Training maximizes log-likelihood, which requires mapping data x backward to latent z (the forward inference direction). Sampling requires mapping z forward to x. A single function can only serve both directions if it is a bijection, so each layer must be invertible. That constraint is the central design tension of every flow architecture.
What makes computing the Jacobian determinant cheap in RealNVP?
An affine coupling layer leaves half the dimensions unchanged and scales/shifts the other half using only the untouched half as input. Its Jacobian is triangular, so the determinant is just the product of the diagonal — the sum of the scale outputs. That turns an O(d³) determinant into an O(d) sum, and the scale/shift networks can be arbitrarily deep without affecting that cost.
What is the difference between a coupling flow and an autoregressive flow?
Both have triangular Jacobians, but an autoregressive flow conditions each dimension on all previous dimensions, so one direction (either sampling or density evaluation) is inherently sequential and costs O(d) passes. A coupling flow splits dimensions into two blocks updated in parallel, so both directions are a single network pass — faster, but each layer transforms fewer dimensions, so you need more layers.
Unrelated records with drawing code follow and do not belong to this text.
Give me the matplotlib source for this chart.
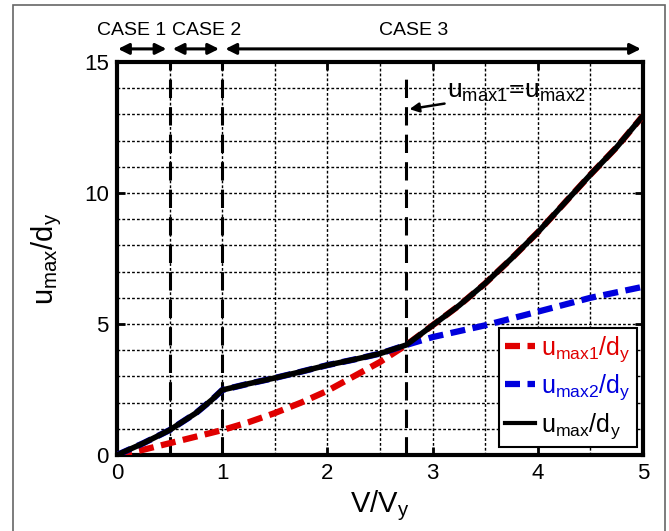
import matplotlib
matplotlib.use("Agg")
import matplotlib.pyplot as plt
from matplotlib.patches import Rectangle
import numpy as np

plt.rcParams['font.family'] = ['Liberation Sans', 'DejaVu Sans']
plt.rcParams['mathtext.fontset'] = 'custom'
plt.rcParams['mathtext.rm'] = 'Liberation Sans'
plt.rcParams['mathtext.it'] = 'Liberation Sans'

# data
x1 = [0, 0.25, 0.5, 0.75, 1.0, 1.25, 1.5, 1.75, 2.0, 2.25, 2.5, 2.75,
      3.0, 3.25, 3.5, 3.75, 4.0, 4.25, 4.5, 4.75, 5.0]
u_max1 = [0, 0.2, 0.45, 0.7, 0.95, 1.25, 1.6, 2.0, 2.45, 3.0, 3.55, 4.2,
          4.95, 5.7, 6.55, 7.5, 8.5, 9.6, 10.7, 11.75, 12.95]
x2 = [0, 0.25, 0.5, 0.75, 0.9, 1.0, 1.25, 1.5, 1.75, 2.0, 2.25, 2.5, 2.75,
      3.0, 3.5, 4.0, 4.5, 5.0]
u_max2 = [0, 0.45, 0.95, 1.6, 2.1, 2.48, 2.72, 2.94, 3.18, 3.43, 3.64, 3.87, 4.2,
          4.5, 4.95, 5.47, 6.0, 6.42]
x3 = [0, 0.25, 0.5, 0.75, 0.9, 1.0, 1.25, 1.5, 1.75, 2.0, 2.25, 2.5, 2.75,
      3.0, 3.25, 3.5, 3.75, 4.0, 4.25, 4.5, 4.75, 5.0]
u_max = [0, 0.45, 0.95, 1.6, 2.1, 2.48, 2.72, 2.94, 3.18, 3.43, 3.64, 3.87, 4.2,
         4.95, 5.7, 6.55, 7.5, 8.5, 9.6, 10.7, 11.75, 12.95]
case_bounds = [0.5, 1.0]
equal_x = 2.75
case_labels = ['CASE 1', 'CASE 2', 'CASE 3']

fig = plt.figure(figsize=(6.69, 5.31), dpi=100)
ax = fig.add_axes([117/669, 1-455/531, (643-117)/669, (455-62)/531])

# figure border
fig.patches.append(Rectangle((13/669, -0.05), (665-13)/669, 1.05-5/531,
                             transform=fig.transFigure, fill=False,
                             edgecolor='#666666', lw=1.2))

ax.set_xlim(0, 5)
ax.set_ylim(0, 15)
ax.set_xticks(np.arange(0, 5.01, 1))
ax.set_xticks(np.arange(0, 5.01, 0.5), minor=True)
ax.set_yticks([0, 5, 10, 15])
ax.set_yticks(np.arange(0, 15.01, 1), minor=True)
ax.grid(True, which='both', color='black', linestyle=(0, (2, 1.5)), lw=1.0)
ax.set_axisbelow(True)
ax.tick_params(which='major', direction='in', length=6, width=2,
               top=True, right=True, labelsize=16, pad=6)
ax.tick_params(which='minor', length=0)
for s in ax.spines.values():
    s.set_linewidth(3)

for xb in case_bounds:
    ax.axvline(xb, color='black', lw=2.2, ls=(0, (6, 3)), zorder=2)
ax.plot([equal_x, equal_x], [0, 14.7], color='black', lw=2.2, ls=(0, (6, 3)), zorder=2)

ax.plot(x1, u_max1, color='#e00000', lw=4.5, ls=(0, (2.4, 1.2)), label=r'$\mathrm{u_{max1}/d_y}$', zorder=3)
ax.plot(x2, u_max2, color='#0000dd', lw=4.5, ls=(0, (2.4, 1.2)), label=r'$\mathrm{u_{max2}/d_y}$', zorder=3)
ax.plot(x3, u_max, color='black', lw=4, label=r'$\mathrm{u_{max}/d_y}$', zorder=4)

leg = ax.legend(loc='lower right', fontsize=18, frameon=True, fancybox=False,
                edgecolor='black', handlelength=1.2, handletextpad=0.25,
                borderpad=0.25, labelspacing=0.35, borderaxespad=0,
                bbox_to_anchor=(0.989, 0.02))
leg.get_frame().set_linewidth(1.5)
leg.get_frame().set_alpha(1)
for line in leg.get_lines()[2:]:
    line.set_linewidth(3)
for t, c in zip(leg.get_texts(), ['#e00000', '#0000dd', 'black']):
    t.set_color(c)

ax.annotate(r'$\mathrm{u_{max1}\!=\!u_{max2}}$', xy=(2.78, 13.2), xytext=(3.14, 13.85),
            fontsize=19, va='center', ha='left',
            arrowprops=dict(arrowstyle='-|>', color='black', lw=1.8, mutation_scale=14,
                            shrinkA=0, shrinkB=0))

# case arrows
arr_y = 15.5
spans = [(0.01, 0.47), (0.53, 0.97), (1.03, 4.98)]
for (a, b) in spans:
    ax.annotate('', xy=(b, arr_y), xytext=(a, arr_y), annotation_clip=False,
                arrowprops=dict(arrowstyle='<|-|>', color='black', lw=2.2,
                                mutation_scale=16, shrinkA=0, shrinkB=0))
text_x = [0.14, 0.85, 2.82]
for tx, lab in zip(text_x, case_labels):
    ax.text(tx, 16.2, lab, ha='center', va='center', fontsize=14, clip_on=False)

ax.set_xlabel(r'$\mathrm{V/V_y}$', fontsize=21, labelpad=3)
ax.set_ylabel(r'$\mathrm{u_{max}/d_y}$', fontsize=21, labelpad=14)

fig.savefig('out.png', dpi=100)
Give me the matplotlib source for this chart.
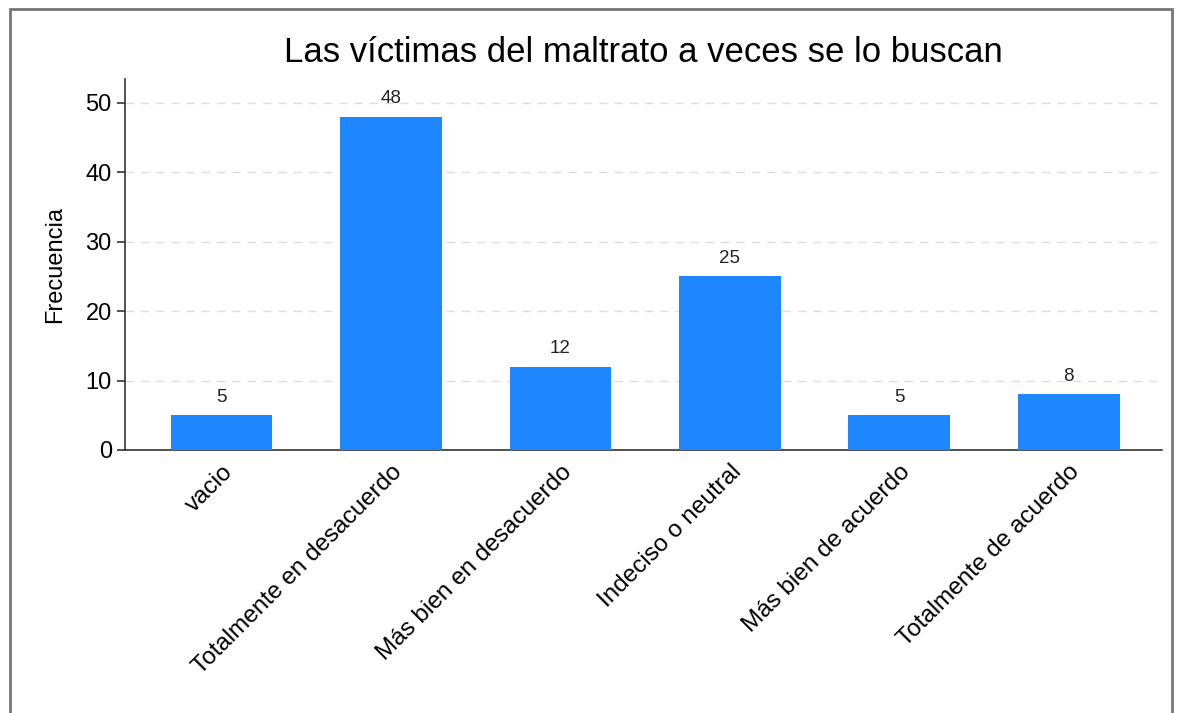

Why are normalizing flows often worse than diffusion models at image quality?
Invertibility forces the latent space to have exactly the same dimension as the data — you cannot compress 196,608 image pixels into a small bottleneck the way a VAE or diffusion model effectively can. Maintaining a smooth bijection across that full dimension is hard, so flows historically produced blurrier samples and need far more parameters per unit of sample quality.
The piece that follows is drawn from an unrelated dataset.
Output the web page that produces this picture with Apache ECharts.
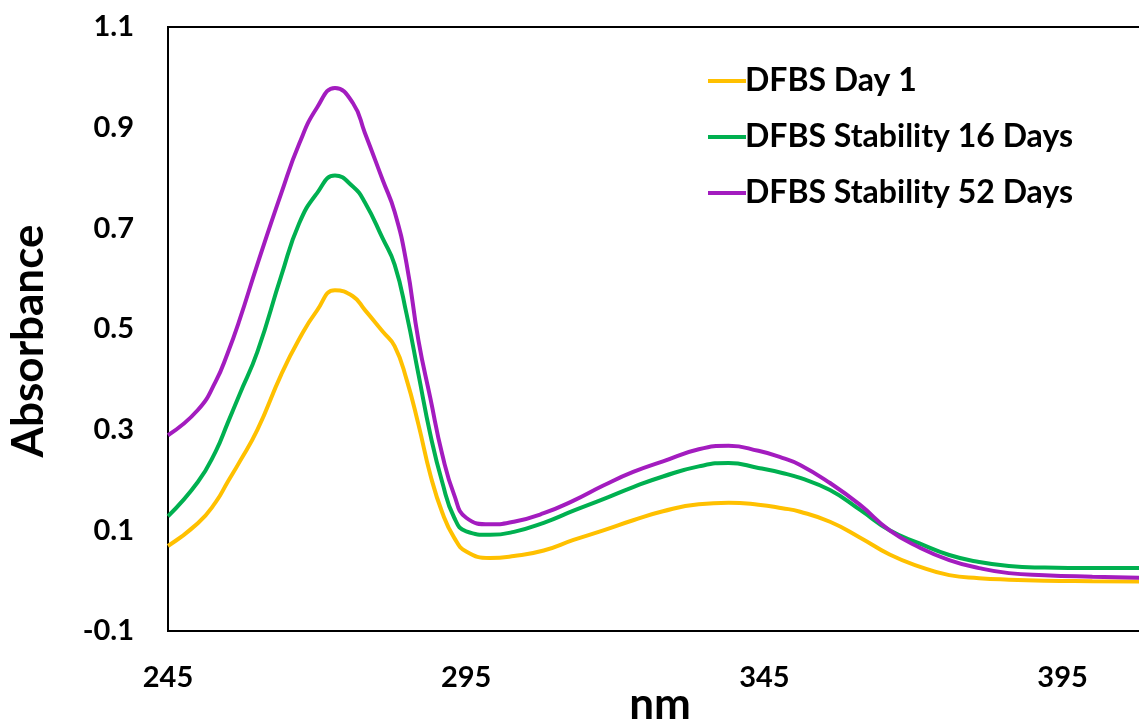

What are continuous normalizing flows?
Instead of stacking discrete layers, a continuous flow defines the transformation by an ordinary differential equation dz/dt = f(z, t) and integrates it with an ODE solver. The log-density change becomes an integral of the trace of the Jacobian, estimated cheaply with the Hutchinson trace estimator. This is the FFJORD model, and it underpins the flow-matching training used in modern image and audio generators.